Given problem: Copy out the material below in full, but not its images.

━━━━━ Collected material

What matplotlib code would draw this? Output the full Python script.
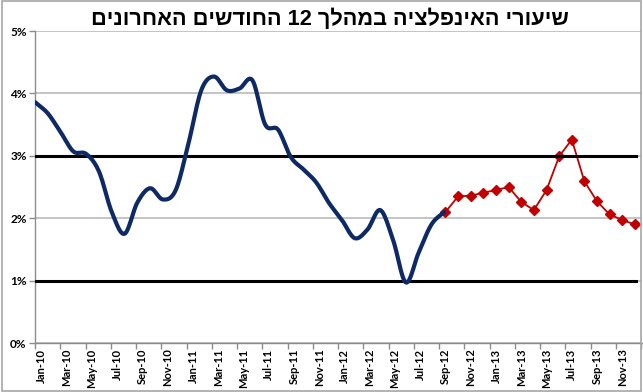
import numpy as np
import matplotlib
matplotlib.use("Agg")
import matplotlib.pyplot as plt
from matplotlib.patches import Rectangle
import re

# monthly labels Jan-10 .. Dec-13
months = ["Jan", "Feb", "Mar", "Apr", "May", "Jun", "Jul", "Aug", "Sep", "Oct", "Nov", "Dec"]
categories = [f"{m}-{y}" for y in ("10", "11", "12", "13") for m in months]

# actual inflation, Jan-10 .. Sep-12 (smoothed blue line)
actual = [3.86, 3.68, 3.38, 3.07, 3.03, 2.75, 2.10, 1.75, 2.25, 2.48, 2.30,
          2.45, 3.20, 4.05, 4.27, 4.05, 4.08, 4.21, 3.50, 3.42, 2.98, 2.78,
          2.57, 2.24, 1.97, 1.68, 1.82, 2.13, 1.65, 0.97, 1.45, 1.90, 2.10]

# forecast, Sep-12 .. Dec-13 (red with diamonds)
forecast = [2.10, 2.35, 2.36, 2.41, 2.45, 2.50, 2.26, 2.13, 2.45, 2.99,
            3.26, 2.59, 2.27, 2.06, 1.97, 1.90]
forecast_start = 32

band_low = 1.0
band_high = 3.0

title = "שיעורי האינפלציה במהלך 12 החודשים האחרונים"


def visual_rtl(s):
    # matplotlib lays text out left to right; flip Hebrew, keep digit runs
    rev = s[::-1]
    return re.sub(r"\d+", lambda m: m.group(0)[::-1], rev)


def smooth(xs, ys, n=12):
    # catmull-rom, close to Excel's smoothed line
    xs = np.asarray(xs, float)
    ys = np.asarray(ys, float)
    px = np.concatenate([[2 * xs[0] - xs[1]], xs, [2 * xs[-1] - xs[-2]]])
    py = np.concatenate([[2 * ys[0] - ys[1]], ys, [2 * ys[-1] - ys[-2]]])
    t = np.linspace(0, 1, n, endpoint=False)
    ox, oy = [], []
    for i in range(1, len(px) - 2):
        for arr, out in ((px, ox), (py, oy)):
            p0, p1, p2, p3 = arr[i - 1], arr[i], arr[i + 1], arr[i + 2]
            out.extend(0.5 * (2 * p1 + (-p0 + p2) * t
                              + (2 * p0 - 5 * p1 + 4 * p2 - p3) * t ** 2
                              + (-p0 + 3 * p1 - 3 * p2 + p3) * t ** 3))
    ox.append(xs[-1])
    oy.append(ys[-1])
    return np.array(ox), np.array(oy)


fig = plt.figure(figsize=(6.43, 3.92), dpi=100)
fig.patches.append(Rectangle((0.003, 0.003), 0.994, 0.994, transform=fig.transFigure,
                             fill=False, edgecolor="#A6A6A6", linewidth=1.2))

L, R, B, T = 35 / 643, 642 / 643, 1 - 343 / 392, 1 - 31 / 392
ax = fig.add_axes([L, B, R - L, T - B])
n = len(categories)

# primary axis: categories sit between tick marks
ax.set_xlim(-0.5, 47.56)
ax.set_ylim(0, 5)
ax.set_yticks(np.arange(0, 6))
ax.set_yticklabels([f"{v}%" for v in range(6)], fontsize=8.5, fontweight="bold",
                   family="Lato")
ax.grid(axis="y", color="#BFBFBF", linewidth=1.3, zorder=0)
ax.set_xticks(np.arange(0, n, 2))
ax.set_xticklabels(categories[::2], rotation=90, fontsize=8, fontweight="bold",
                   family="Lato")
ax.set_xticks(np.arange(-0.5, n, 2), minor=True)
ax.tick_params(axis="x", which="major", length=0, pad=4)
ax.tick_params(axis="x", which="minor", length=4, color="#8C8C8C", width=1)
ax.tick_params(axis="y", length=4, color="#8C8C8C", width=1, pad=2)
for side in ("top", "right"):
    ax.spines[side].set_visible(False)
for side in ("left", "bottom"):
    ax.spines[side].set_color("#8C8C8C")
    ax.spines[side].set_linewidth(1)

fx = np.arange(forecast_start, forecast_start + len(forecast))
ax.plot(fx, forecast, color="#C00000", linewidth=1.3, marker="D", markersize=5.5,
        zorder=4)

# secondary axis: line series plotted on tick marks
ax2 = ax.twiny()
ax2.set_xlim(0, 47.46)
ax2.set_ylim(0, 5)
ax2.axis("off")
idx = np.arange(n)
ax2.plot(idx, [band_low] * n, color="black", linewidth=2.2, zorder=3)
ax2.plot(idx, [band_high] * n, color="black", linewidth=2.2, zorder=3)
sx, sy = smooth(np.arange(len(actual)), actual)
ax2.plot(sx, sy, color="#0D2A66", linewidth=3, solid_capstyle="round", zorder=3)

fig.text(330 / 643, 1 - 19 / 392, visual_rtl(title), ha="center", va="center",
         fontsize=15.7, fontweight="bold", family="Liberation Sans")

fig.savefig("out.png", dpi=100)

━━━━━━━━━━

Output:
What matplotlib code would draw this? Output the full Python script.
import numpy as np
import matplotlib
matplotlib.use("Agg")
import matplotlib.pyplot as plt
from matplotlib.patches import Rectangle
import re

# monthly labels Jan-10 .. Dec-13
months = ["Jan", "Feb", "Mar", "Apr", "May", "Jun", "Jul", "Aug", "Sep", "Oct", "Nov", "Dec"]
categories = [f"{m}-{y}" for y in ("10", "11", "12", "13") for m in months]

# actual inflation, Jan-10 .. Sep-12 (smoothed blue line)
actual = [3.86, 3.68, 3.38, 3.07, 3.03, 2.75, 2.10, 1.75, 2.25, 2.48, 2.30,
          2.45, 3.20, 4.05, 4.27, 4.05, 4.08, 4.21, 3.50, 3.42, 2.98, 2.78,
          2.57, 2.24, 1.97, 1.68, 1.82, 2.13, 1.65, 0.97, 1.45, 1.90, 2.10]

# forecast, Sep-12 .. Dec-13 (red with diamonds)
forecast = [2.10, 2.35, 2.36, 2.41, 2.45, 2.50, 2.26, 2.13, 2.45, 2.99,
            3.26, 2.59, 2.27, 2.06, 1.97, 1.90]
forecast_start = 32

band_low = 1.0
band_high = 3.0

title = "שיעורי האינפלציה במהלך 12 החודשים האחרונים"


def visual_rtl(s):
    # matplotlib lays text out left to right; flip Hebrew, keep digit runs
    rev = s[::-1]
    return re.sub(r"\d+", lambda m: m.group(0)[::-1], rev)


def smooth(xs, ys, n=12):
    # catmull-rom, close to Excel's smoothed line
    xs = np.asarray(xs, float)
    ys = np.asarray(ys, float)
    px = np.concatenate([[2 * xs[0] - xs[1]], xs, [2 * xs[-1] - xs[-2]]])
    py = np.concatenate([[2 * ys[0] - ys[1]], ys, [2 * ys[-1] - ys[-2]]])
    t = np.linspace(0, 1, n, endpoint=False)
    ox, oy = [], []
    for i in range(1, len(px) - 2):
        for arr, out in ((px, ox), (py, oy)):
            p0, p1, p2, p3 = arr[i - 1], arr[i], arr[i + 1], arr[i + 2]
            out.extend(0.5 * (2 * p1 + (-p0 + p2) * t
                              + (2 * p0 - 5 * p1 + 4 * p2 - p3) * t ** 2
                              + (-p0 + 3 * p1 - 3 * p2 + p3) * t ** 3))
    ox.append(xs[-1])
    oy.append(ys[-1])
    return np.array(ox), np.array(oy)


fig = plt.figure(figsize=(6.43, 3.92), dpi=100)
fig.patches.append(Rectangle((0.003, 0.003), 0.994, 0.994, transform=fig.transFigure,
                             fill=False, edgecolor="#A6A6A6", linewidth=1.2))

L, R, B, T = 35 / 643, 642 / 643, 1 - 343 / 392, 1 - 31 / 392
ax = fig.add_axes([L, B, R - L, T - B])
n = len(categories)

# primary axis: categories sit between tick marks
ax.set_xlim(-0.5, 47.56)
ax.set_ylim(0, 5)
ax.set_yticks(np.arange(0, 6))
ax.set_yticklabels([f"{v}%" for v in range(6)], fontsize=8.5, fontweight="bold",
                   family="Lato")
ax.grid(axis="y", color="#BFBFBF", linewidth=1.3, zorder=0)
ax.set_xticks(np.arange(0, n, 2))
ax.set_xticklabels(categories[::2], rotation=90, fontsize=8, fontweight="bold",
                   family="Lato")
ax.set_xticks(np.arange(-0.5, n, 2), minor=True)
ax.tick_params(axis="x", which="major", length=0, pad=4)
ax.tick_params(axis="x", which="minor", length=4, color="#8C8C8C", width=1)
ax.tick_params(axis="y", length=4, color="#8C8C8C", width=1, pad=2)
for side in ("top", "right"):
    ax.spines[side].set_visible(False)
for side in ("left", "bottom"):
    ax.spines[side].set_color("#8C8C8C")
    ax.spines[side].set_linewidth(1)

fx = np.arange(forecast_start, forecast_start + len(forecast))
ax.plot(fx, forecast, color="#C00000", linewidth=1.3, marker="D", markersize=5.5,
        zorder=4)

# secondary axis: line series plotted on tick marks
ax2 = ax.twiny()
ax2.set_xlim(0, 47.46)
ax2.set_ylim(0, 5)
ax2.axis("off")
idx = np.arange(n)
ax2.plot(idx, [band_low] * n, color="black", linewidth=2.2, zorder=3)
ax2.plot(idx, [band_high] * n, color="black", linewidth=2.2, zorder=3)
sx, sy = smooth(np.arange(len(actual)), actual)
ax2.plot(sx, sy, color="#0D2A66", linewidth=3, solid_capstyle="round", zorder=3)

fig.text(330 / 643, 1 - 19 / 392, visual_rtl(title), ha="center", va="center",
         fontsize=15.7, fontweight="bold", family="Liberation Sans")

fig.savefig("out.png", dpi=100)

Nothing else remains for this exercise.